I ended up telling her that it was completely up to her what she worried about, no-one else could help her with that, but if she listened she might find out ways to deal with the worry, that might help.

There was a lot of tears and in end, she went off and came back and told me from tomorrow she was going to try hard not to let things worry her and that she will listen to any advice I can give.

So I thought I’d better get researching some advice, so I can help her see herself as the wonderfully bright and intelligent child she is…

Here are my findings:

Separate Emotion from Words

Instead of concentrating on the words that she is saying, I need to concentrate on the emotions that are felt and separate the two, so they are not related to her feelings of self-worth.

Particularly things like frustration, as she hasn’t ridden on her bike for a while and kept falling off.

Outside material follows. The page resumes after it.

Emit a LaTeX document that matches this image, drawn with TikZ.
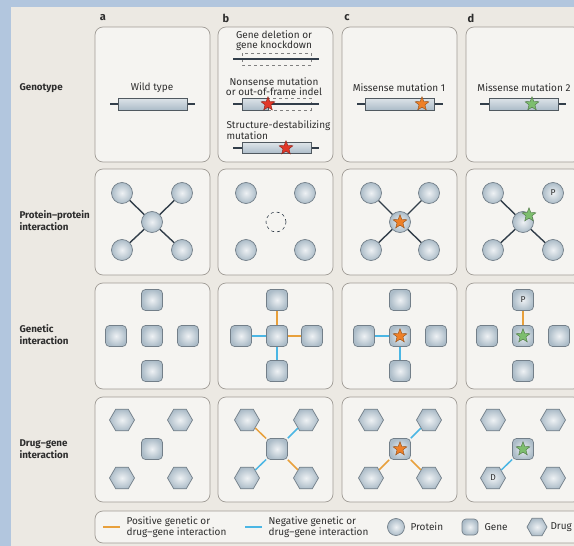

Now in the garden, we only have a little bit of decking, barely big enough to swing a cat and she came in saying she was going to give up on exercise and going outside forever.

In this case, it was just words and venting, but finding ways of managing emotions is a key factor here.

Negative Self Talk is often Fear Related

Try to think about things that your child might be frightened of when she says things like “I’m stupid”, or “I’m worried about the future” and don’t be afraid to talk openly about these feelings, rather than pushing them to the back of your mind.

Seeing Things from Another Point of View

Trying to come at things from a different perspective, even making it funny - how would a pirate or cowboy or a guinea pig deal with the situation? Role-playing a situation can really help.

Try to Create a Growth Mindset

Your children are not too young to set goals, think about things like riding a bike, reading a book. Help your child be resilient and meet that goal, even with failures along the way, talk about them, celebrate successes and create new goals and help each other reach them.

Tell Them That You Love Them No Matter What

I do okay at this one.

I need to implement some of the above strategies too and be just a little more patient and understanding, as I spent most of my teenage years holed up in my room (but at least I was not out there drinking and whatever other things I could have got up to), thinking nobody understood. I don't want history repeating itself.